I mentioned my idea to my instructor. He was a pro who was constantly working as a free-lancer, always running off to a gig - because he was a great reader. His response: No - you need to read the notes - just read the notes - read the notes in front of you, just like you read English off a page.
I didn't think too much about why, I just did what he told me to do, and I haven't thought about it much since then. But this question helps me understand his method:
If you're trying to identify 'intervals' on a sheet, you're occupied with analyzing the patterns on the page, not the notes themselves. But if you're not focusing on a note, how can you determine if it's sharp, flat or natural? That only happens if you are compelled to name the note: C
is a different name that C#
. E
is a different name than Eb
, etc.
I am tired of websites asking me to memorise the order of flats/
sharps and key signatures - I have done this already and am quite
comfortable with it. I even practice scales and play them comfortably.
The problem starts when I read music using intervals and miss playing
accidentals of the key I am in.
It's because you know the key signatures, but you are not using that knowledge when you read, as stated above - you are only reading part of the music that's written. The key signatures give you the proper names for the notes in a particular key. The staff effectively changes with the key signature. If you're just reading the 'intervals' based on the pattern you see on the page, but you don't actually know what the notes on the staff represent in that key, you're going to get them wrong.

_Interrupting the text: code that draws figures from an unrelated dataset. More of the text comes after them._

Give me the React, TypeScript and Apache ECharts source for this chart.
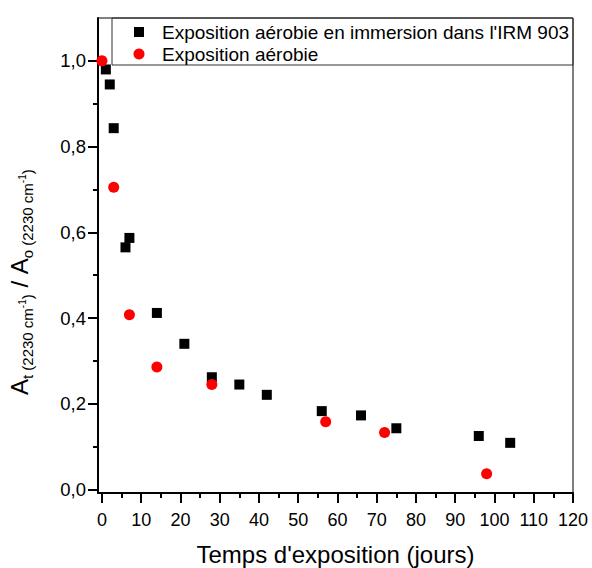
import React, { useEffect, useRef } from "react";
import * as echarts from "echarts";

// ---- data ----
const immersionDays = [1, 2, 3, 6, 7, 14, 21, 28, 35, 42, 56, 66, 75, 96, 104];
const immersionRatio = [0.98, 0.945, 0.843, 0.565, 0.587, 0.412, 0.34, 0.262, 0.245, 0.221, 0.183, 0.173, 0.143, 0.125, 0.109];
const aerobicDays = [0, 3, 7, 14, 28, 57, 72, 98];
const aerobicRatio = [1.0, 0.705, 0.408, 0.286, 0.245, 0.158, 0.133, 0.037];

const xMajorTicks = [0, 10, 20, 30, 40, 50, 60, 70, 80, 90, 100, 110, 120];
const xMinorTicks = [5, 15, 25, 35, 45, 55, 65, 75, 85, 95, 105, 115];
const yMajorTicks = [0, 0.2, 0.4, 0.6, 0.8, 1.0];
const yMinorTicks = [0.1, 0.3, 0.5, 0.7, 0.9];

const seriesNames = ["Exposition aérobie en immersion dans l'IRM 903", "Exposition aérobie"];
const xTitle = "Temps d'exposition (jours)";
// y title pieces: [text, role] role: main / sub / sup
const yTitleParts: [string, string][] = [
  ["A", "main"], ["t", "sub"], [" (2230 cm", "sub"], ["-1", "sup"], [")", "sub"],
  [" / ", "main"],
  ["A", "main"], ["o", "sub"], [" (2230 cm", "sub"], ["-1", "sup"], [")", "sub"],
];

const FONT = '"Liberation Sans", Arial, sans-serif';
const X_MIN = -1, X_MAX = 120, Y_MIN = -0.008, Y_MAX = 1.1;

function buildYTitle() {
  const canvas = document.createElement("canvas");
  const ctx = canvas.getContext("2d")!;
  const sizes: Record<string, number> = { main: 24, sub: 15, sup: 10 };
  const baselines: Record<string, number> = { main: 0, sub: 5, sup: -2 };
  let cursor = 0;
  const children: any[] = [];
  for (const [t, role] of yTitleParts) {
    const s = sizes[role];
    ctx.font = `${s}px ${FONT}`;
    const w = ctx.measureText(t).width;
    children.push({
      type: "text",
      x: cursor,
      y: baselines[role] - 0.3465 * s,
      style: { text: t, fontSize: s, fontFamily: FONT, fill: "#000", align: "left", verticalAlign: "middle" },
    });
    cursor += w;
  }
  return { type: "group", x: 28, y: 395, rotation: Math.PI / 2, children };
}

export default function App() {
  const ref = useRef<HTMLDivElement>(null);
  useEffect(() => {
    if (!ref.current) return;
    const chart = echarts.init(ref.current, null, { renderer: "svg" });
    const fmt = (v: number) => v.toFixed(1).replace(".", ",");
    const option: any = {
      animation: false,
      backgroundColor: "#fff",
      textStyle: { fontFamily: FONT },
      grid: {
        left: 98, right: 19, top: 18, bottom: 75, show: true, borderColor: "#000", borderWidth: 1,
        containLabel: false, outerBoundsMode: "none",
      },
      xAxis: [
        {
          type: "value", min: X_MIN, max: X_MAX, position: "bottom",
          name: xTitle, nameLocation: "middle", nameGap: 49,
          nameTextStyle: { fontSize: 24, color: "#000", fontFamily: FONT },
          axisLine: { show: true, onZero: false, lineStyle: { color: "#000", width: 2 } },
          axisTick: { show: true, inside: false, length: 10, customValues: xMajorTicks, lineStyle: { color: "#000", width: 2 } },
          axisLabel: { show: true, customValues: xMajorTicks, margin: 18, fontSize: 18, color: "#000", fontFamily: FONT, showMinLabel: true, showMaxLabel: true },
          splitLine: { show: false },
        },
        {
          type: "value", min: X_MIN, max: X_MAX, position: "bottom", gridIndex: 0,
          axisLine: { show: false, onZero: false },
          axisTick: { show: true, length: 5, customValues: xMinorTicks, lineStyle: { color: "#000", width: 2 } },
          axisLabel: { show: false },
          splitLine: { show: false },
        },
      ],
      yAxis: [
        {
          type: "value", min: Y_MIN, max: Y_MAX, position: "left",
          axisLine: { show: true, onZero: false, lineStyle: { color: "#000", width: 2 } },
          axisTick: { show: true, length: 10, customValues: yMajorTicks, lineStyle: { color: "#000", width: 2 } },
          axisLabel: { show: true, customValues: yMajorTicks, margin: 12, fontSize: 18.5, color: "#000", fontFamily: FONT, formatter: fmt },
          splitLine: { show: false },
        },
        {
          type: "value", min: Y_MIN, max: Y_MAX, position: "left", gridIndex: 0,
          axisLine: { show: false, onZero: false },
          axisTick: { show: true, length: 5, customValues: yMinorTicks, lineStyle: { color: "#000", width: 2 } },
          axisLabel: { show: false },
          splitLine: { show: false },
        },
      ],
      series: [
        {
          name: seriesNames[0], type: "scatter", xAxisIndex: 0, yAxisIndex: 0,
          symbol: "rect", symbolSize: 10, itemStyle: { color: "#000", opacity: 1 },
          data: immersionDays.map((d, i) => [d, immersionRatio[i]]),
        },
        {
          name: seriesNames[1], type: "scatter", xAxisIndex: 0, yAxisIndex: 0,
          symbol: "circle", symbolSize: 11, itemStyle: { color: "#ff0000", opacity: 1 },
          data: aerobicDays.map((d, i) => [d, aerobicRatio[i]]),
        },
      ],
      graphic: [
        { type: "rect", shape: { x: 112, y: 18, width: 461, height: 47 }, style: { fill: "none", stroke: "#333", lineWidth: 1 }, z: 10 },
        { type: "rect", shape: { x: 134, y: 27, width: 10, height: 10 }, style: { fill: "#000" }, z: 10 },
        { type: "circle", shape: { cx: 139, cy: 54, r: 5.5 }, style: { fill: "#ff0000" }, z: 10 },
        { type: "text", x: 162, y: 32, style: { text: seriesNames[0], fontSize: 19, fontFamily: FONT, fill: "#000", verticalAlign: "middle" }, z: 10 },
        { type: "text", x: 162, y: 54, style: { text: seriesNames[1], fontSize: 19, fontFamily: FONT, fill: "#000", verticalAlign: "middle" }, z: 10 },
        buildYTitle(),
      ],
    };
    chart.setOption(option);
    return () => chart.dispose();
  }, []);
  return <div ref={ref} style={{ position: "fixed", left: 0, top: 0, width: 592, height: 568, background: "#fff" }} />;
}
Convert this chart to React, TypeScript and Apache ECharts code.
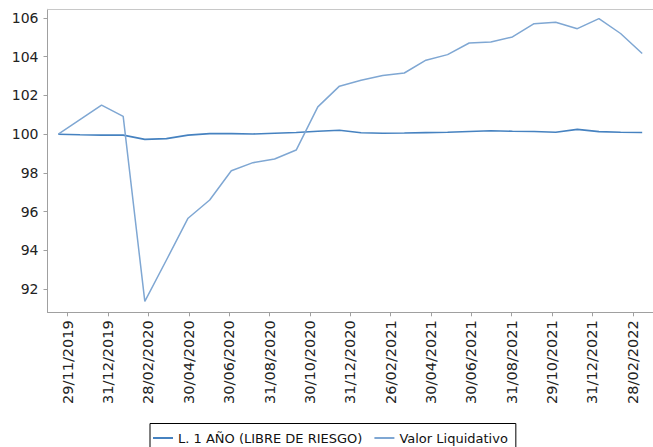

Think about it this way: By reading 'intervals' off the staff, you're actually going backwards, because the notes determine the intervals.To get the intervals right, you need the notes.
So: My answer is you need to break the habit of reading intervals first. You must learn to read the notes themselves - they determine the intervals - that's what the key signature teaches you, but your insistence on reading the intervals off the page makes you neglect the key signature. Naturally you make mistakes with your sharps and flats.
I can say from experience that after you do that for a while, since you know your scales, if you are interested in the intervals at all - depending on the genre and on your own personal need to understand the music you're playing better - they will start popping into your head immediately as you read the notes.
Consider that the musical alphabet has only 7 letters, plus the flat, sharp and natural signs, and there are only 9 notes on the staff. English has 26 letters and some languages have many more letters. So learning to recognize the musical notes isn't going to be very hard: You've already mastered a far more difficult language: English.
As far as reading itself goes: What @TimH said in his answer sounds good to me:
I think for really good sight readers interval reading is one of the less used tools. They come to a point where there is an almost direct map between the note on paper and the physical key on the keyboard which they can reach almost entirely by feel.